WHAT THE EXERCISE ASKS: Extract every line that contains the string "matplotlib".

MATERIAL FOR THIS EXERCISE:

** BEGIN **

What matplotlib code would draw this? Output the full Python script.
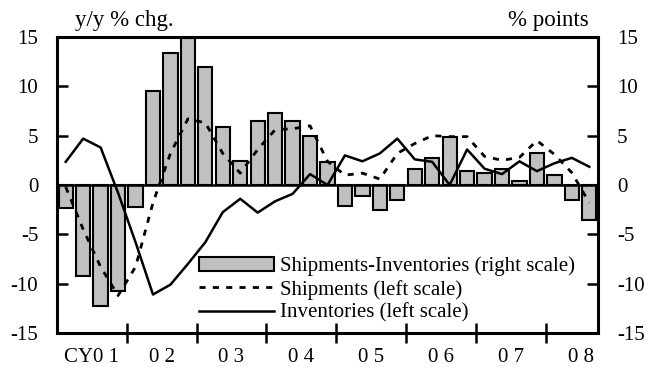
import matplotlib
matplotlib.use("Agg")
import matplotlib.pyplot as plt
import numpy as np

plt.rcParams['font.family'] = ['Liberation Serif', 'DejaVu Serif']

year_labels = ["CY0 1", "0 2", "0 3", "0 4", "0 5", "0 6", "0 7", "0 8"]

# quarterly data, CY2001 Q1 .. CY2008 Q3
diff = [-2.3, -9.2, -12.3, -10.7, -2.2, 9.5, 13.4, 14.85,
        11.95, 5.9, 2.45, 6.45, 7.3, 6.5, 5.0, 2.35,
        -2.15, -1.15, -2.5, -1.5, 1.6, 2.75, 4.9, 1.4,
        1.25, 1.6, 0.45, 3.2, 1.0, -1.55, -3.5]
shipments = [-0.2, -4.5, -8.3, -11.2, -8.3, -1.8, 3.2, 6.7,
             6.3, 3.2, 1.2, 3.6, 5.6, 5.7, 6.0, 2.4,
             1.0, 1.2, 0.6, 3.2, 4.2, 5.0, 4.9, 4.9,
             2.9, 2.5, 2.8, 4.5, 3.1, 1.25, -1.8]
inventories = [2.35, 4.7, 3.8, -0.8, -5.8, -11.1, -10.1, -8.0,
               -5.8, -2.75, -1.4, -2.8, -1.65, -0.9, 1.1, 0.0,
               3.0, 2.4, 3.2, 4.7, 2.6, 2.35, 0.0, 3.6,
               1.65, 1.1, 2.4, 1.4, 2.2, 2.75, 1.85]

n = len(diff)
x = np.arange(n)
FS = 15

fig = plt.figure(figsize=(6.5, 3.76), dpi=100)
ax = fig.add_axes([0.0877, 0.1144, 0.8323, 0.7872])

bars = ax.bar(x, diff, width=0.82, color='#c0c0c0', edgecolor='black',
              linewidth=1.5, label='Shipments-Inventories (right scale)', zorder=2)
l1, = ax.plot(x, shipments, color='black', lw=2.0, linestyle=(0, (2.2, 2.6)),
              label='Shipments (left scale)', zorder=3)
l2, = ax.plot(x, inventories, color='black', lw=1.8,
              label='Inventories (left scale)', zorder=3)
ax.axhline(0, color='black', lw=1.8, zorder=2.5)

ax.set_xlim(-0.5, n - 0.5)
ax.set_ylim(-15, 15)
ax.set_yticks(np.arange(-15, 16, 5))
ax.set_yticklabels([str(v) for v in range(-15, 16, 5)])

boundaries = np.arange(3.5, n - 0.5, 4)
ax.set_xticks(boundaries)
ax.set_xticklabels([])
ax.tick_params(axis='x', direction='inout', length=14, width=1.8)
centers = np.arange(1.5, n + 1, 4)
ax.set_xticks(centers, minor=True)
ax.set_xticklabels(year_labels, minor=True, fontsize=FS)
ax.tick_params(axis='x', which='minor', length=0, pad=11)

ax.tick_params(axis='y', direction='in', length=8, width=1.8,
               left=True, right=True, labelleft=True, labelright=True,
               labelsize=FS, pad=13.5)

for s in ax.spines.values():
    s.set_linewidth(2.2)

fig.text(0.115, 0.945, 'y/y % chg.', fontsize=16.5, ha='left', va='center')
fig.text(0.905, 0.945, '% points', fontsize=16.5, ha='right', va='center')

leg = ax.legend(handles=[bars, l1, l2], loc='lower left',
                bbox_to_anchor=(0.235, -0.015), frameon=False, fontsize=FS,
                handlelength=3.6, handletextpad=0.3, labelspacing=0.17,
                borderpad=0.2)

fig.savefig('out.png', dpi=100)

** END **
** BEGIN **

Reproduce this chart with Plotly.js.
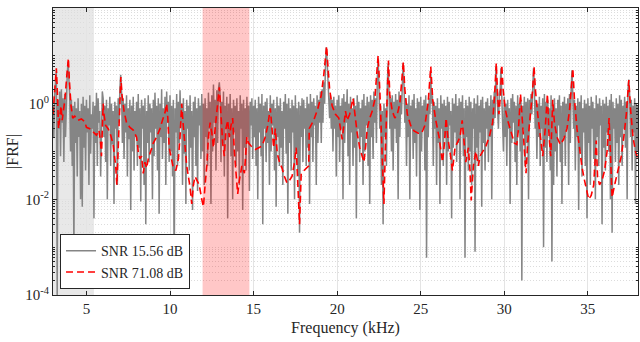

** END **
** BEGIN **

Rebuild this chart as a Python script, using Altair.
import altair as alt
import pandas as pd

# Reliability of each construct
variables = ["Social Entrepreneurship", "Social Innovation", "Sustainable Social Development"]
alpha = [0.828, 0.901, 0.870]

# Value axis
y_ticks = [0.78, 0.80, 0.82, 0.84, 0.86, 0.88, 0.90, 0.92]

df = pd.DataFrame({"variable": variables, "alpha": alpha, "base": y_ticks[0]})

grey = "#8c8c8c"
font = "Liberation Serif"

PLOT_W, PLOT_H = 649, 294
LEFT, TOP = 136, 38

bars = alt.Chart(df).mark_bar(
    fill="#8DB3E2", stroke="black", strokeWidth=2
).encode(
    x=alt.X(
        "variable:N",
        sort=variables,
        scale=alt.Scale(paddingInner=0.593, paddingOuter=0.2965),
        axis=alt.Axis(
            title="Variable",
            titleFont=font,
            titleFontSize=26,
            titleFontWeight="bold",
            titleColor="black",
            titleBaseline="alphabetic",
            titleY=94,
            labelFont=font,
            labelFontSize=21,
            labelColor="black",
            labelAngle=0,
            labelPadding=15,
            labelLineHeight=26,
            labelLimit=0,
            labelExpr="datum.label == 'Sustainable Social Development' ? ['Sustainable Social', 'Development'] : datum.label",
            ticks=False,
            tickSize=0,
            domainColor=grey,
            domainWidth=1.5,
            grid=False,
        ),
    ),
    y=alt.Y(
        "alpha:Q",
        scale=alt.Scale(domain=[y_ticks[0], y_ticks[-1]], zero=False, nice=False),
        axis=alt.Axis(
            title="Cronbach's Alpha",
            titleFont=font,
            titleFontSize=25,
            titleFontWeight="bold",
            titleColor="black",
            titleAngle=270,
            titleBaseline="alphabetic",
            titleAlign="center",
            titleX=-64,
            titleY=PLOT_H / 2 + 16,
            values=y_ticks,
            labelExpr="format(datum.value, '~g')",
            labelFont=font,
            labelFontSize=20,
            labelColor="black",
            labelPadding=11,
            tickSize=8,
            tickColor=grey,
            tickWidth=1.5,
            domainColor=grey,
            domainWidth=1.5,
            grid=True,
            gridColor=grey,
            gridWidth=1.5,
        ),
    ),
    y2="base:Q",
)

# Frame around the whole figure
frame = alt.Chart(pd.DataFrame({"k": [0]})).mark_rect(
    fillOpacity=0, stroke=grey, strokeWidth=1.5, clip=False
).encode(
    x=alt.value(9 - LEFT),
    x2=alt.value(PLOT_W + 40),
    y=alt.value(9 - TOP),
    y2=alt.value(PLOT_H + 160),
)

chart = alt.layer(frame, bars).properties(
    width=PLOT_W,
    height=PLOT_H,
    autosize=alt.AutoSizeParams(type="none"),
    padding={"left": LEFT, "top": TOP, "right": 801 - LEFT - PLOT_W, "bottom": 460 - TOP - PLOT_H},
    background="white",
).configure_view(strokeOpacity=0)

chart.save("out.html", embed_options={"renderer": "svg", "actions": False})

** END **

REPLY TO THE EXERCISE:
What matplotlib code would draw this? Output the full Python script.
import matplotlib
matplotlib.use("Agg")
import matplotlib.pyplot as plt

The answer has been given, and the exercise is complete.